__What is needed__: Reproduce every entry below precisely. Pictures are excluded from the copy.
-- START Supplied entries --
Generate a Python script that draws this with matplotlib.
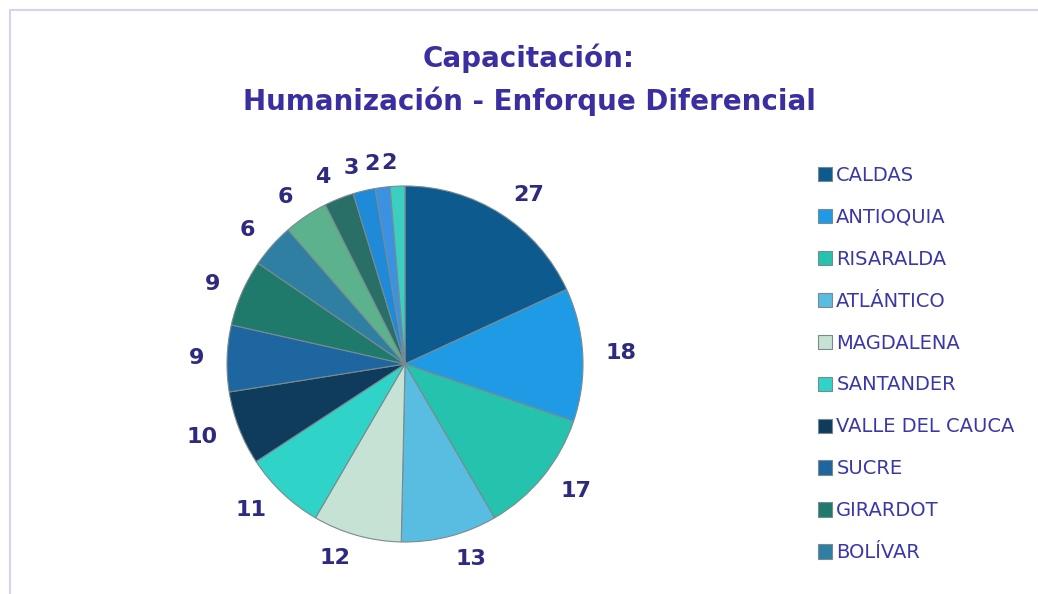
import numpy as np
import matplotlib.pyplot as plt
from matplotlib.patches import Rectangle

# datos (sentido horario desde arriba)
valores = [27, 18, 17, 13, 12, 11, 10, 9, 9, 6, 6, 4, 3, 2, 2]
nombres = ['CALDAS', 'ANTIOQUIA', 'RISARALDA', 'ATLÁNTICO', 'MAGDALENA',
           'SANTANDER', 'VALLE DEL CAUCA', 'SUCRE', 'GIRARDOT', 'BOLÍVAR']
colores = ['#0d5a8e', '#1f9be6', '#25c2ae', '#58bde0', '#c6e2d4',
           '#2fd3c8', '#0f3b5c', '#1d66a0', '#1f7a6c', '#2e7fa2',
           '#5cb28c', '#2a6e68', '#1f8ad8', '#3b92e2', '#3acfc0']

W, H = 1038, 594
fig = plt.figure(figsize=(W / 100, H / 100), dpi=100)

# marco del area del grafico
fig.add_artist(Rectangle((10 / W, -0.01), 1.1, (H - 10) / H + 0.01,
                         transform=fig.transFigure, fill=False,
                         edgecolor='#d6d4f0', linewidth=1.5))

cx, cy, r = 405, 364, 178
ax = fig.add_axes([(cx - r) / W, (H - cy - r) / H, 2 * r / W, 2 * r / H])
wedges, texts = ax.pie(valores, colors=colores, startangle=90, counterclock=False,
                       labels=[str(v) for v in valores], labeldistance=1.13,
                       wedgeprops=dict(edgecolor='#7a8a90', linewidth=0.8),
                       textprops=dict(fontsize=16, fontweight='bold', color='#2e2a80'))
ax.set_xlim(-1, 1)
ax.set_ylim(-1, 1)

fig.text(529 / W, 1 - 58 / H, 'Capacitación:', ha='center', va='center',
         fontsize=20, fontweight='bold', color='#3a2fa0', family='Liberation Sans Narrow')
fig.text(529 / W, 1 - 101 / H, 'Humanización - Enforque Diferencial', ha='center',
         va='center', fontsize=20, fontweight='bold', color='#3a2fa0',
         family='Liberation Sans Narrow')

leg = fig.legend(wedges[:10], nombres, loc='upper left',
                 bbox_to_anchor=(810 / W, 1 - 158 / H), frameon=False,
                 fontsize=14, labelspacing=1.18, handlelength=0.75, handleheight=0.75,
                 handletextpad=0.2, borderaxespad=0)
for t in leg.get_texts():
    t.set_color('#3a38a8')

fig.savefig('out.png', dpi=100)
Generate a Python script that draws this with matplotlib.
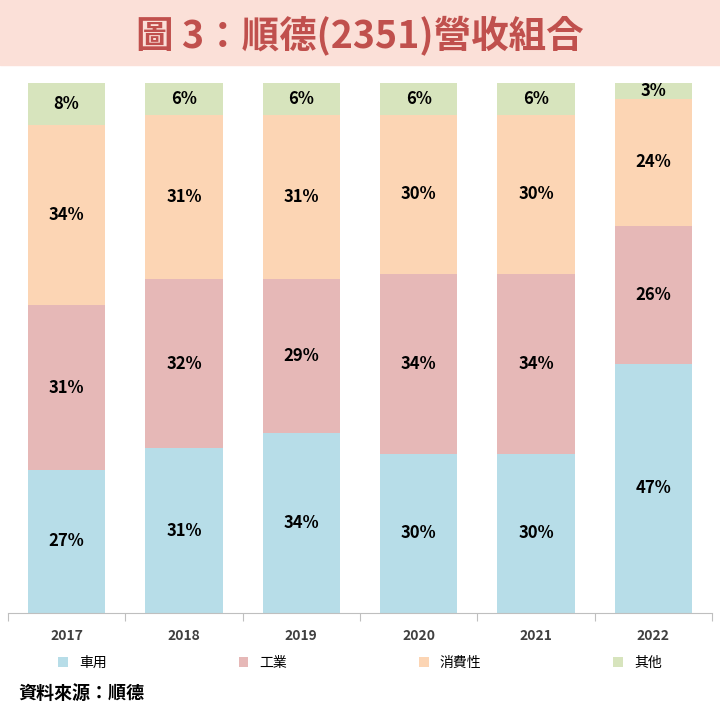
import matplotlib.pyplot as plt
from matplotlib.patches import Rectangle

plt.rcParams['font.family'] = ['Noto Sans CJK JP', 'Noto Sans CJK TC', 'Noto Sans CJK SC', 'DejaVu Sans']

years = ['2017', '2018', '2019', '2020', '2021', '2022']
car = [27, 31, 34, 30, 30, 47]
industry = [31, 32, 29, 34, 34, 26]
consumer = [34, 31, 31, 30, 30, 24]
other = [8, 6, 6, 6, 6, 3]
names = ['車用', '工業', '消費性', '其他']
colors = ['#b7dde8', '#e6b8b7', '#fcd5b4', '#d7e4bd']

fig = plt.figure(figsize=(7.2, 7.2), dpi=100)
fig.patches.append(Rectangle((0, 1 - 65 / 720), 1, 65 / 720, transform=fig.transFigure,
                             color='#fbe0d8', zorder=0))
fig.text(0.5, 1 - 35 / 720, '圖 3：順德(2351)營收組合', ha='center', va='center',
         fontsize=27, fontweight='bold', color='#c0504d')

ax = fig.add_axes([0.011, 0.149, 0.978, 0.736])
x = range(len(years))
bottom = [0] * len(years)
for vals, name, c in zip([car, industry, consumer, other], names, colors):
    ax.bar(x, vals, bottom=bottom, width=0.66, color=c, label=name)
    for i, v in enumerate(vals):
        ax.text(i, bottom[i] + v / 2, f'{v}%', ha='center', va='center',
                fontsize=12, fontweight='bold', color='black')
    bottom = [b + v for b, v in zip(bottom, vals)]

ax.set_xlim(-0.5, len(years) - 0.5)
ax.set_ylim(0, 100)
ax.set_yticks([])
for s in ['top', 'right', 'left']:
    ax.spines[s].set_visible(False)
ax.spines['bottom'].set_color('#bfbfbf')
ax.set_xticks([i + 0.5 for i in range(-1, len(years))], minor=False)
ax.set_xticklabels([])
ax.tick_params(axis='x', length=6, color='#bfbfbf')
ax.set_xticks(list(x), minor=True)
ax.set_xticklabels(years, minor=True, fontsize=10, fontweight='bold', color='#404040')
ax.tick_params(axis='x', which='minor', length=0, pad=12)

ax.legend(loc='center', bbox_to_anchor=(0.5, -0.095), ncol=4, frameon=False,
          fontsize=10, handlelength=0.7, handleheight=0.7, columnspacing=9.5)
fig.text(0.025, 1 - 693 / 720, '資料來源：順德', ha='left', va='center',
         fontsize=13, fontweight='bold')

fig.savefig('out.png', dpi=100)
-- END Supplied entries --
__The result__:
Generate a Python script that draws this with matplotlib.
import numpy as np
import matplotlib.pyplot as plt
from matplotlib.patches import Rectangle

# datos (sentido horario desde arriba)
valores = [27, 18, 17, 13, 12, 11, 10, 9, 9, 6, 6, 4, 3, 2, 2]
nombres = ['CALDAS', 'ANTIOQUIA', 'RISARALDA', 'ATLÁNTICO', 'MAGDALENA',
           'SANTANDER', 'VALLE DEL CAUCA', 'SUCRE', 'GIRARDOT', 'BOLÍVAR']
colores = ['#0d5a8e', '#1f9be6', '#25c2ae', '#58bde0', '#c6e2d4',
           '#2fd3c8', '#0f3b5c', '#1d66a0', '#1f7a6c', '#2e7fa2',
           '#5cb28c', '#2a6e68', '#1f8ad8', '#3b92e2', '#3acfc0']

W, H = 1038, 594
fig = plt.figure(figsize=(W / 100, H / 100), dpi=100)

# marco del area del grafico
fig.add_artist(Rectangle((10 / W, -0.01), 1.1, (H - 10) / H + 0.01,
                         transform=fig.transFigure, fill=False,
                         edgecolor='#d6d4f0', linewidth=1.5))

cx, cy, r = 405, 364, 178
ax = fig.add_axes([(cx - r) / W, (H - cy - r) / H, 2 * r / W, 2 * r / H])
wedges, texts = ax.pie(valores, colors=colores, startangle=90, counterclock=False,
                       labels=[str(v) for v in valores], labeldistance=1.13,
                       wedgeprops=dict(edgecolor='#7a8a90', linewidth=0.8),
                       textprops=dict(fontsize=16, fontweight='bold', color='#2e2a80'))
ax.set_xlim(-1, 1)
ax.set_ylim(-1, 1)

fig.text(529 / W, 1 - 58 / H, 'Capacitación:', ha='center', va='center',
         fontsize=20, fontweight='bold', color='#3a2fa0', family='Liberation Sans Narrow')
fig.text(529 / W, 1 - 101 / H, 'Humanización - Enforque Diferencial', ha='center',
         va='center', fontsize=20, fontweight='bold', color='#3a2fa0',
         family='Liberation Sans Narrow')

leg = fig.legend(wedges[:10], nombres, loc='upper left',
                 bbox_to_anchor=(810 / W, 1 - 158 / H), frameon=False,
                 fontsize=14, labelspacing=1.18, handlelength=0.75, handleheight=0.75,
                 handletextpad=0.2, borderaxespad=0)
for t in leg.get_texts():
    t.set_color('#3a38a8')

fig.savefig('out.png', dpi=100)
Generate a Python script that draws this with matplotlib.
import matplotlib.pyplot as plt
from matplotlib.patches import Rectangle

plt.rcParams['font.family'] = ['Noto Sans CJK JP', 'Noto Sans CJK TC', 'Noto Sans CJK SC', 'DejaVu Sans']

years = ['2017', '2018', '2019', '2020', '2021', '2022']
car = [27, 31, 34, 30, 30, 47]
industry = [31, 32, 29, 34, 34, 26]
consumer = [34, 31, 31, 30, 30, 24]
other = [8, 6, 6, 6, 6, 3]
names = ['車用', '工業', '消費性', '其他']
colors = ['#b7dde8', '#e6b8b7', '#fcd5b4', '#d7e4bd']

fig = plt.figure(figsize=(7.2, 7.2), dpi=100)
fig.patches.append(Rectangle((0, 1 - 65 / 720), 1, 65 / 720, transform=fig.transFigure,
                             color='#fbe0d8', zorder=0))
fig.text(0.5, 1 - 35 / 720, '圖 3：順德(2351)營收組合', ha='center', va='center',
         fontsize=27, fontweight='bold', color='#c0504d')

ax = fig.add_axes([0.011, 0.149, 0.978, 0.736])
x = range(len(years))
bottom = [0] * len(years)
for vals, name, c in zip([car, industry, consumer, other], names, colors):
    ax.bar(x, vals, bottom=bottom, width=0.66, color=c, label=name)
    for i, v in enumerate(vals):
        ax.text(i, bottom[i] + v / 2, f'{v}%', ha='center', va='center',
                fontsize=12, fontweight='bold', color='black')
    bottom = [b + v for b, v in zip(bottom, vals)]

ax.set_xlim(-0.5, len(years) - 0.5)
ax.set_ylim(0, 100)
ax.set_yticks([])
for s in ['top', 'right', 'left']:
    ax.spines[s].set_visible(False)
ax.spines['bottom'].set_color('#bfbfbf')
ax.set_xticks([i + 0.5 for i in range(-1, len(years))], minor=False)
ax.set_xticklabels([])
ax.tick_params(axis='x', length=6, color='#bfbfbf')
ax.set_xticks(list(x), minor=True)
ax.set_xticklabels(years, minor=True, fontsize=10, fontweight='bold', color='#404040')
ax.tick_params(axis='x', which='minor', length=0, pad=12)

ax.legend(loc='center', bbox_to_anchor=(0.5, -0.095), ncol=4, frameon=False,
          fontsize=10, handlelength=0.7, handleheight=0.7, columnspacing=9.5)
fig.text(0.025, 1 - 693 / 720, '資料來源：順德', ha='left', va='center',
         fontsize=13, fontweight='bold')

fig.savefig('out.png', dpi=100)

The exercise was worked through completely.